First, you need some very efficient breakers to go with it, some that make a whole range of ice worthless. If you want to use it for making of Gordian Blade a Corroder, you get it wrong. Gordian with Corroder is a much better choice. But if you go with Yog.0, now  every single ice with strength lower than 4 is now one click away. If you want to use Paintbrush, take breakers that can break many subroutines, or strengthen high, for few credits. See Yog.0, Refractor, Dagger, Faerie, Switchblade, Morning Star, or any Cerberus. Then you can expand these powerful breakers to every subtype instead of just one.

Second, don't rely on only one breaker, but instead two. It's better if one of these is a killer, because you'll need to facecheck before using Paintbrush. Choose them so they complete each other outside of their ice-subtype of choice. For instance, one should be good to strengthen, the other to handle subroutine-heavy ices, like Dagger and Morning Star. Or one should be set for low strenght ice, the other for higher strength, like Yog.0 and Faerie. It's hard to fit 3 Paintbrush-compliant breakers in a deck since such programs tend to need support (recursion or stealth source, mainly), but don't deny a classic breaker to handle your missing subtype, or even a IA.
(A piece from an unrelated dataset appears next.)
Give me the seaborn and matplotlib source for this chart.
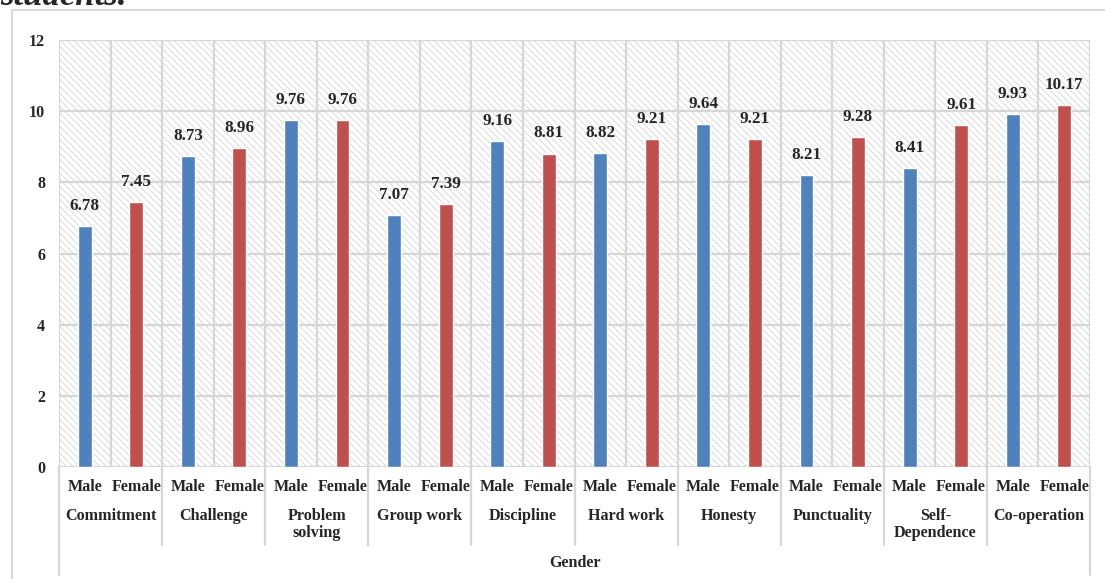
import matplotlib
matplotlib.use("Agg")
import matplotlib.pyplot as plt
import matplotlib.transforms as mtransforms
from matplotlib.patches import Rectangle
import seaborn as sns
import pandas as pd

categories = ["Commitment", "Challenge", "Problem\nsolving", "Group work", "Discipline",
              "Hard work", "Honesty", "Punctuality", "Self-\nDependence", "Co-operation"]
genders = ["Male", "Female"]
male_values = [6.78, 8.73, 9.76, 7.07, 9.16, 8.82, 9.64, 8.21, 8.41, 9.93]
female_values = [7.45, 8.96, 9.76, 7.39, 8.81, 9.21, 9.21, 9.28, 9.61, 10.17]
y_ticks = [0, 2, 4, 6, 8, 10, 12]
axis_title = "Gender"
heading = "students."

rows = []
for i, cat in enumerate(categories):
    for g, vals in zip(genders, (male_values, female_values)):
        rows.append({"slot": f"{i}-{g}", "category": cat, "gender": g, "value": vals[i]})
df = pd.DataFrame(rows)
slot_order = list(df["slot"])

sns.set_theme(style="white")
plt.rcParams["font.family"] = ["Liberation Serif", "DejaVu Serif"]
plt.rcParams["hatch.linewidth"] = 0.7
plt.rcParams["hatch.color"] = "#dadada"

fig = plt.figure(figsize=(11.05, 5.79), dpi=100)
ax = fig.add_axes([59 / 1105, 1 - 467 / 579, (1090 - 59) / 1105, (467 - 40) / 579])

palette = {"Male": "#4F81BD", "Female": "#C0504D"}
sns.barplot(data=df, x="slot", y="value", hue="gender", order=slot_order,
            palette=palette, dodge=False, width=0.27, legend=False, ax=ax,
            zorder=3, saturation=1, errorbar=None)

n = len(slot_order)
ax.set_xlim(-0.5, n - 0.5)
ax.set_ylim(0, 12)

# hatched plot background
bg = Rectangle((0, 0), 1, 1, transform=ax.transAxes, facecolor="white",
               edgecolor="#dadada", hatch="\\\\\\\\\\", linewidth=0, zorder=0)
ax.add_patch(bg)

# gridlines
for y in y_ticks:
    ax.axhline(y, color="#d6d6d6", lw=1.6, zorder=1)
for k in range(n + 1):
    ax.axvline(k - 0.5, color="#d6d6d6", lw=1.6, zorder=1)

for s in ax.spines.values():
    s.set_visible(False)

ax.set_yticks(y_ticks)
ax.set_yticklabels([str(t) for t in y_ticks], fontsize=11.5, fontweight="bold")
ax.tick_params(axis="y", length=0, pad=10)
ax.set_xticks([])
ax.set_xlabel("")
ax.set_ylabel("")

# value labels
for bar_slot, val in zip(range(n), df["value"]):
    ax.annotate(f"{val:.2f}", (bar_slot, val), xytext=(0, 14.5), textcoords="offset points",
                ha="center", va="center", fontsize=12.3, fontweight="bold", zorder=4)

# multi-level category axis
trans = mtransforms.blended_transform_factory(ax.transData, ax.transAxes)
axh = 427.0
for k, g in enumerate(df["gender"]):
    ax.text(k, -20 / axh, g, transform=trans, ha="center", va="center",
            fontsize=11.6, fontweight="bold")
for i, cat in enumerate(categories):
    ax.text(2 * i + 0.5, -41 / axh, cat, transform=trans, ha="center", va="top",
            fontsize=11.6, fontweight="bold", linespacing=1.1)
for i in range(1, len(categories)):
    ax.plot([2 * i - 0.5] * 2, [0, -78 / axh], transform=trans, color="#d6d6d6",
            lw=1.6, clip_on=False)
for xe in (-0.5, n - 0.5):
    ax.plot([xe] * 2, [0, -108 / axh], transform=trans, color="#d6d6d6",
            lw=1.6, clip_on=False)
ax.text((n - 1) / 2, -96 / axh, axis_title, transform=trans, ha="center", va="center",
        fontsize=11.6, fontweight="bold")

# chart frame
frame = Rectangle((12 / 1105, -0.1), 1.2, 1 - 10 / 579 + 0.1, transform=fig.transFigure,
                  facecolor="none", edgecolor="#d9d9d9", lw=1.5)
fig.patches.append(frame)

fig.text(0.0, 1 - 5 / 579, heading, ha="left", va="baseline", fontsize=25,
         fontweight="bold", fontstyle="italic")

fig.savefig("out.png", dpi=100)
Third, you must find a way to earn clicks when it's needed. In a Shaper deck, All-Nighter is a good solution. Imagine you're playing Kit. Here's a pattern of a last turn you may meet more often than not, if not in every game : Paintbrush, Indexing, All-Nighter, Paintbrush, Paintbrush, Run R&D. Or : Paintbrush, run a remote and bounce an unrezzed piece of ice, All-Nighter, Paintbrush, Paintbrush, Run remote again. It can be very surprising, if you're opponent forgot you installed All-Nighter few turns ago.

Also, it goes well with tutor, as you might expect. When needing your missing breaker, consider to get your Paintbrush instead. It's not always the right choice, but it can be as disruptive as a Test Run+Femme Fatale.

In conclusion, Paintbrush is a tricky card, so fun to play, that can be devastating if well used. Decks based around have to be finely driven but it's worth it.

tl;dr : Paintbrush is tricky, but with the right breakers, it's very good.